Your goal
Scan the material below for the string "diagram", and copy every line where it shows up.

#####

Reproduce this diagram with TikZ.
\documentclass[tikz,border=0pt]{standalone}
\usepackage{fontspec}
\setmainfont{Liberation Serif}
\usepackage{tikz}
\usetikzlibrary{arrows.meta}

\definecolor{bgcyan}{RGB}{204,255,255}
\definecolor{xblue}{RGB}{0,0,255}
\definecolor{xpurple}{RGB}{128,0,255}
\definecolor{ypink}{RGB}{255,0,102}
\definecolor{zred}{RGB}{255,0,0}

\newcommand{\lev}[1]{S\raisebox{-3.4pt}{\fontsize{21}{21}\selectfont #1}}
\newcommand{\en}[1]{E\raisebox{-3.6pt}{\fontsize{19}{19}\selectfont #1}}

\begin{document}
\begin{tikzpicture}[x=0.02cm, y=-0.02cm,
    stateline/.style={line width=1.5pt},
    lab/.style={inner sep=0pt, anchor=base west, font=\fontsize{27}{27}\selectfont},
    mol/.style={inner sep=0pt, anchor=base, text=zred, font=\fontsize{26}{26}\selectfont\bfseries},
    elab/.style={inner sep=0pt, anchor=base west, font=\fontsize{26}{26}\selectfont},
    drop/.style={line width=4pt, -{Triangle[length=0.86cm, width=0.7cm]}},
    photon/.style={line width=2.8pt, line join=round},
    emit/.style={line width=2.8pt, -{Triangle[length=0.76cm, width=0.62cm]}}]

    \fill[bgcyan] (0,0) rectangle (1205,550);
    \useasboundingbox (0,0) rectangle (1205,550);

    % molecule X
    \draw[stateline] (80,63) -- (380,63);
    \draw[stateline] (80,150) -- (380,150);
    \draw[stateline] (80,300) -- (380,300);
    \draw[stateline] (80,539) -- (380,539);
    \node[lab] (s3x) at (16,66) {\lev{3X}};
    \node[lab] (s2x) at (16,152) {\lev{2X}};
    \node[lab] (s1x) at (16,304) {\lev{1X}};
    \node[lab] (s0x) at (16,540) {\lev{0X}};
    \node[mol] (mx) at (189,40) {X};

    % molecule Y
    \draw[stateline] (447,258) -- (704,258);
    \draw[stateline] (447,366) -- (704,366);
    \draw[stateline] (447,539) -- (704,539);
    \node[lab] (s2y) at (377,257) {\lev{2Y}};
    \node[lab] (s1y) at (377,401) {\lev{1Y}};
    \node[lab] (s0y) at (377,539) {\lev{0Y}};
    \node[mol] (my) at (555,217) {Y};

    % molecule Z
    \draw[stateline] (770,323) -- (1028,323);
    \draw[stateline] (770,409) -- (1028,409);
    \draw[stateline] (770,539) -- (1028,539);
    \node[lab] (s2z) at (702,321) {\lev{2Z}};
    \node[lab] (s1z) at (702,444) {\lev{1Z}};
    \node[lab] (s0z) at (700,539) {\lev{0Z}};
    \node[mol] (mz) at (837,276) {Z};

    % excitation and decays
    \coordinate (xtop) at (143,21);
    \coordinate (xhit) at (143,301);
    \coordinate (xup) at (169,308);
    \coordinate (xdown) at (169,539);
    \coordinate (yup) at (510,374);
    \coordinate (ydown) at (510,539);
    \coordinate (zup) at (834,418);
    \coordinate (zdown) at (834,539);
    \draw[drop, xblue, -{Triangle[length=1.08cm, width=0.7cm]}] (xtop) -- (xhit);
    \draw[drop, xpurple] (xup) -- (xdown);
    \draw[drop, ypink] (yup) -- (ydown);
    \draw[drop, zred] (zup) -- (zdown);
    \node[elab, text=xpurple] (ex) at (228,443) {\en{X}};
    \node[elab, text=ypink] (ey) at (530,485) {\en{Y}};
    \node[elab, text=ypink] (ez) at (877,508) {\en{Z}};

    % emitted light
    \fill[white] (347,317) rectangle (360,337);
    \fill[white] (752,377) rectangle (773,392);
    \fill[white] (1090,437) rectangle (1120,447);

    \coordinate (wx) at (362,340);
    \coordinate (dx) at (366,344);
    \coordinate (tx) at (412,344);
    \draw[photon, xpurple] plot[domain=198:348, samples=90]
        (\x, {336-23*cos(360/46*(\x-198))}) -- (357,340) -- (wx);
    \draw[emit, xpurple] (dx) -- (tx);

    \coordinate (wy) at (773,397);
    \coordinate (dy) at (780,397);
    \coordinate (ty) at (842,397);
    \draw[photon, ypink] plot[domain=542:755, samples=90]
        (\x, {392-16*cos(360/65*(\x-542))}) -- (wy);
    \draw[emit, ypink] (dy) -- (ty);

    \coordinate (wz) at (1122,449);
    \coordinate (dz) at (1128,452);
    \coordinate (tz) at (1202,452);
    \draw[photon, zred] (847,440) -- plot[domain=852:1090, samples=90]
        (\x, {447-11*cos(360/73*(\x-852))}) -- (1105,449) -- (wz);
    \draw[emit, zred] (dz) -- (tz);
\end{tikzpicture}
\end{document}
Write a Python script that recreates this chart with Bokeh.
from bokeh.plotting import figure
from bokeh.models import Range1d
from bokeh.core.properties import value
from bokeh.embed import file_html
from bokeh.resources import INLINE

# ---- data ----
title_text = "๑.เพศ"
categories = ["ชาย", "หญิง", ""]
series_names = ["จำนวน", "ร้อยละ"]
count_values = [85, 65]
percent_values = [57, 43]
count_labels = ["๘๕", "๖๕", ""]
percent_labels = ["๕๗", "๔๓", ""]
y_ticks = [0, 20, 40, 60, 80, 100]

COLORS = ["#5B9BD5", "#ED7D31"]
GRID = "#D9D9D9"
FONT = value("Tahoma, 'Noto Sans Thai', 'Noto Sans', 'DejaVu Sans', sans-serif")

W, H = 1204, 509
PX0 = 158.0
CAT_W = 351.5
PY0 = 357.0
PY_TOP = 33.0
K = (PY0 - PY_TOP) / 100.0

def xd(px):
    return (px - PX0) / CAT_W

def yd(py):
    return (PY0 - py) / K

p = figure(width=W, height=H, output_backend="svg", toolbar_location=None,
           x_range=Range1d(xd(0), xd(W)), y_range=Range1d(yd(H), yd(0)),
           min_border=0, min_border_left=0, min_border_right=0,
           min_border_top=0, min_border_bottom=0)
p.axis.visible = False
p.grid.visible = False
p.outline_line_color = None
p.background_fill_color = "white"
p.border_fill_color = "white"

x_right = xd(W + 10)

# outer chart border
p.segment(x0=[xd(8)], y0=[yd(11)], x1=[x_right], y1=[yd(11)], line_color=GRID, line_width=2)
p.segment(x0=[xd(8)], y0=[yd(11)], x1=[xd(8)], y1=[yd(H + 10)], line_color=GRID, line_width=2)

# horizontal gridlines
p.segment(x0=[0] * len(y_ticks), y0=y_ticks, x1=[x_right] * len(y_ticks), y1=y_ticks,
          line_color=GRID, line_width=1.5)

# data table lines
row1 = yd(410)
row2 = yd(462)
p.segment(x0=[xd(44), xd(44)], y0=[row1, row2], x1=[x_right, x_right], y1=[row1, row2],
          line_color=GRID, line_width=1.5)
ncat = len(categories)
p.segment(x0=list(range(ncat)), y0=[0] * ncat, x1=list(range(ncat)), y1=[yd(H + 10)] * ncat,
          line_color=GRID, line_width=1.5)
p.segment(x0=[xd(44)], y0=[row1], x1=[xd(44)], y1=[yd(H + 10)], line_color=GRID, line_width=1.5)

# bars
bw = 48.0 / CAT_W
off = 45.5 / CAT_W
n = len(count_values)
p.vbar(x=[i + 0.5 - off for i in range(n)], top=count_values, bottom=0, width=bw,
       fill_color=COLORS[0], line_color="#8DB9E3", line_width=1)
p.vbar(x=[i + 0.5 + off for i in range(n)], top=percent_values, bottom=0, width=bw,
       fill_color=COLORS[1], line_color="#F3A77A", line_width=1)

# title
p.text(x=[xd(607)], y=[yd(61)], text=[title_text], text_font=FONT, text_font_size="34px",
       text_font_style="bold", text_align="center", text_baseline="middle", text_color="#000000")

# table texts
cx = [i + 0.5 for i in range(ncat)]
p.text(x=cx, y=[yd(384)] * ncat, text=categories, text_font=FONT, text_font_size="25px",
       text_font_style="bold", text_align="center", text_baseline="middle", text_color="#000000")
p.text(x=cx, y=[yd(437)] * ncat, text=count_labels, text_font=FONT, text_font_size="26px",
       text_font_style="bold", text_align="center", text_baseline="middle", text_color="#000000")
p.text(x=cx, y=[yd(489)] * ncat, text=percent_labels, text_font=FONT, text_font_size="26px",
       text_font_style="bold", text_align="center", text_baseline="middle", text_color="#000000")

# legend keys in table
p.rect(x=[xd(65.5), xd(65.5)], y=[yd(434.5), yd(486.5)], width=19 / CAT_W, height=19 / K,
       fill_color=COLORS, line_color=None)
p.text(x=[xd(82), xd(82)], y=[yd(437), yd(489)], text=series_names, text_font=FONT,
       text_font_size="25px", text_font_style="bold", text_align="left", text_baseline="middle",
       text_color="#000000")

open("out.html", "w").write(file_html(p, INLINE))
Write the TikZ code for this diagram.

#####

Problem solution
Reproduce this diagram with TikZ.
Write the TikZ code for this diagram.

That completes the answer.